Lawyers climbing bar chart Law Firm for Sale Friday Five

Law Firm for Sale: Boosting the Value of Your Law Practice

By Ryan McPherson

Your law firm for sale? Assuming your state allows for it (most do), you probably want to maximize your firm’s value and ensure you bring on a competent successor.

As a solo or partner in a smaller firm, your law practice might be a substantial component of your retirement plan, making its value even more important.

Before we dive in, note that the items below are presented for educational purposes only. Nothing here is or should be considered specific financial advice for you. As your situation is undoubtedly nuanced, you should seek the advice of financial and tax professionals before using the strategies mentioned.

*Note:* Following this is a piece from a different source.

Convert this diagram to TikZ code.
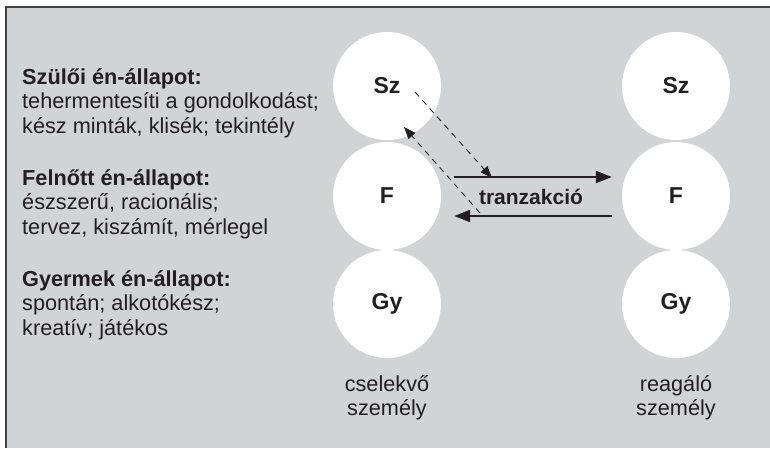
\documentclass[tikz,border=0pt]{standalone}
\usepackage{fontspec}
\setmainfont{Liberation Sans}
\usetikzlibrary{positioning,arrows.meta}
\definecolor{panelgray}{HTML}{D1D3D4}
\definecolor{inkgray}{HTML}{231F20}
\begin{document}
\begin{tikzpicture}[x=1pt,y=-1pt,font=\fontsize{21.7}{24.5}\selectfont,text=inkgray,
state/.style={circle, fill=white, minimum size=108pt, inner sep=0pt, font=\fontsize{23}{24.5}\selectfont\bfseries},
desc/.style={anchor=base west, align=left, inner sep=0pt},
who/.style={align=center, inner sep=0pt},
tarrow/.style={draw=inkgray, line width=2pt, -{Triangle[length=16pt,width=12pt]}},
darrow/.style={draw=inkgray, line width=0.9pt, dash pattern=on 6pt off 5pt, -{Triangle[length=12pt,width=9pt]}}]
\useasboundingbox (0,0) rectangle (770,448);
\fill[panelgray] (6,7) rectangle (770,448);
\draw[line width=2pt, inkgray!85] (6,448) -- (6,7) -- (770,7);
% left text (base = last line)
\node[desc] (parent) at (22,133) {\textbf{Szülői én-állapot:}\\tehermentesíti a gondolkodást;\\kész minták, klisék; tekintély};
\node[desc] (adult) at (22,234) {\textbf{Felnőtt én-állapot:}\\észszerű, racionális;\\tervez, kiszámít, mérlegel};
\node[desc] (child) at (22,335) {\textbf{Gyermek én-állapot:}\\spontán; alkotókész;\\kreatív; játékos};
% ego states
\node[state] (Szl) at (387,86) {Sz};
\node[state] (Fl) at (387,196) {F};
\node[state] (Gyl) at (387,304) {Gy};
\node[state] (Szr) at (676,86) {Sz};
\node[state] (Fr) at (676,196) {F};
\node[state] (Gyr) at (676,304) {Gy};
\node[who, below=17pt of Gyl] (actor) {cselekvő\\személy};
\node[who, below=17pt of Gyr] (reactor) {reagáló\\személy};
% transactions
\draw[tarrow, shorten <=13pt, shorten >=10pt] ([yshift=19pt]Fl.east) -- ([yshift=19pt]Fr.west);
\draw[tarrow, shorten <=10pt, shorten >=13pt] ([yshift=-20pt]Fr.west) -- ([yshift=-20pt]Fl.east);
\node[font=\fontsize{21}{24.5}\selectfont\bfseries, inner sep=0pt] (trans) at (531,197) {tranzakció};
\draw[darrow] ([shift={(28,6)}]Szl.center) -- ([shift={(105,-18)}]Fl.center);
\draw[darrow] ([shift={(93,17)}]Fl.center) -- ([shift={(17,41)}]Szl.center);
\end{tikzpicture}
\end{document}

First, Consider the Seller and Buyer Mindset

Before diving into the value levers, let’s look at a transaction from each party’s perspective:

You, The Seller

Selling your practice will be emotional — acknowledge it, prepare for it. You’re not selling stock in a company thousands of miles away. You want top dollar for your decades of hard work and to ensure that the purchaser will take care of your clients as you would.

Your Buyer

Whether an internal successor or an external purchaser, your buyer wishes to acquire a consistent stream of future profits free of outsize risks and administrative burdens.

The dynamic between buyer and seller is somewhat comparable to that in home sales. Sellers recall each memory created in their home and become hesitant to sell their emotion-laden asset at anything less than a “fair” value. Buyers see $50,000 of bathroom and kitchen upgrades, questionable carpet, and an HVAC system on life support.

Your Clients

Clients want unfaltering service and assurance about your successor’s competence.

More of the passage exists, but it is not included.